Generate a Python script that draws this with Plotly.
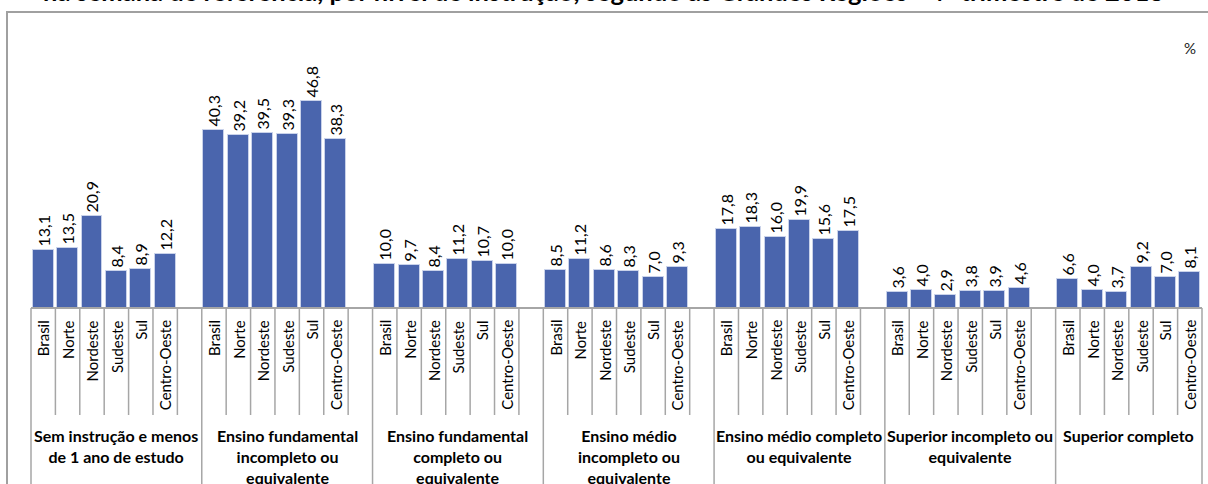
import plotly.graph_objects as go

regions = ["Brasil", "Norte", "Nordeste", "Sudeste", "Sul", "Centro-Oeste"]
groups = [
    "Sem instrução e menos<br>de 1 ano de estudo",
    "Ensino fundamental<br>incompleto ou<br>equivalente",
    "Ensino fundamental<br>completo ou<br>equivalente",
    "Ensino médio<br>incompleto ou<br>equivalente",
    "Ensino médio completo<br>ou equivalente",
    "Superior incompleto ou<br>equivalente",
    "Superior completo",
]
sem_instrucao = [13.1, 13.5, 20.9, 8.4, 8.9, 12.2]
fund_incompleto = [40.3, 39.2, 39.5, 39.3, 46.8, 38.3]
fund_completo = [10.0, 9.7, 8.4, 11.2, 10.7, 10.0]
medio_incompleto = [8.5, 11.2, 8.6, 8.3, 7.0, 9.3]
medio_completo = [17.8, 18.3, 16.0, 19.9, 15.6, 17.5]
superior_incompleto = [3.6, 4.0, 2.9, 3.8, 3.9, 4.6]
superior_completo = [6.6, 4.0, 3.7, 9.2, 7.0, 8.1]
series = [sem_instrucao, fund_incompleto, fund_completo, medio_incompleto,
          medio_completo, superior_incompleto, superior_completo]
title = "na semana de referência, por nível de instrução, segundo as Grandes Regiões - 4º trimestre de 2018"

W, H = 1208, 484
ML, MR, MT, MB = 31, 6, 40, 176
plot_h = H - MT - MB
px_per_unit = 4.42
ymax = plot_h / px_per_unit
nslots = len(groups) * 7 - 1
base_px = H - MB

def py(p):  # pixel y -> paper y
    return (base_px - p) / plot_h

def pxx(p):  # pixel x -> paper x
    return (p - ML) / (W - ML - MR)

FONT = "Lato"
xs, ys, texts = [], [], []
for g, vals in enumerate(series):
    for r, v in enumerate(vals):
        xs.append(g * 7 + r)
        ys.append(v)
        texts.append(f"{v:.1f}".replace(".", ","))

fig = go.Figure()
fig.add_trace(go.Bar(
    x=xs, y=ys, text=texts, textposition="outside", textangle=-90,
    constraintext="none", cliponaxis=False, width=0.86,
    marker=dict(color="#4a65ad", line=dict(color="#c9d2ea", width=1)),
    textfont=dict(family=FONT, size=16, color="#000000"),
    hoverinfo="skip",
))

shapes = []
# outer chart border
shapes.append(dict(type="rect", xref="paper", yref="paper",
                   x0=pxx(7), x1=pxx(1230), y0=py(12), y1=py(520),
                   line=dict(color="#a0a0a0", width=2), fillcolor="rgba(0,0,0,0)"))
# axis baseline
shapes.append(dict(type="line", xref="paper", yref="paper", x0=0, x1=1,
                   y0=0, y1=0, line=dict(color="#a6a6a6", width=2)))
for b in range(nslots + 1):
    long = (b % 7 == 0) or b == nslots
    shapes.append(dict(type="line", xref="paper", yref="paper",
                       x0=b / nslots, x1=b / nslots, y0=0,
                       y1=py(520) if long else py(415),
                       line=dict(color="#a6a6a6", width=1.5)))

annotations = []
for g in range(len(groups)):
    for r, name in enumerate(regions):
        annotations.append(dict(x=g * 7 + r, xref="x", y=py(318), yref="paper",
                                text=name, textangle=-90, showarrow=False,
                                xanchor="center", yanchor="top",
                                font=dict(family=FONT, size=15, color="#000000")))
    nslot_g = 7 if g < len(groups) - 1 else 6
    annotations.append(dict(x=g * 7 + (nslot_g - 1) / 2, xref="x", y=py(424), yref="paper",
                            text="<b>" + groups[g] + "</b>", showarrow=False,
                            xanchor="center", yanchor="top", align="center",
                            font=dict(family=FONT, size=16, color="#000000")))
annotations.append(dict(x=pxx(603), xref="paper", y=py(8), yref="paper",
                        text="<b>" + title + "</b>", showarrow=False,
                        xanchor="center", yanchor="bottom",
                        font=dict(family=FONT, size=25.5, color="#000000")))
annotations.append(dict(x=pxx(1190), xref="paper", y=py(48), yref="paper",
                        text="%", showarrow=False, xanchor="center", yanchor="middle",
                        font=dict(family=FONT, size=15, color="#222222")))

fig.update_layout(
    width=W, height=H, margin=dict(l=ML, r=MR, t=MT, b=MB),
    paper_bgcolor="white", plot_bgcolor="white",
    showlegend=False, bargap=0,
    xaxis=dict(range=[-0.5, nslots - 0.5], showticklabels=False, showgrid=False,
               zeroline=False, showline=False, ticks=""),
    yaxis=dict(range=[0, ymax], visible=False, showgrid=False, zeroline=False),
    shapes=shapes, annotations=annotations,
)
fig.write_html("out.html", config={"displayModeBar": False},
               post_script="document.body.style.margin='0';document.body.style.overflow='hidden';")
=-=-=-=-=
__What you should do__:
Transcribe the opening line of the listing above, please, and every line after it through the line with "import plotly.graph_objects as go", word for word, without pictures.

__Finished answer__:
Generate a Python script that draws this with Plotly.
import plotly.graph_objects as go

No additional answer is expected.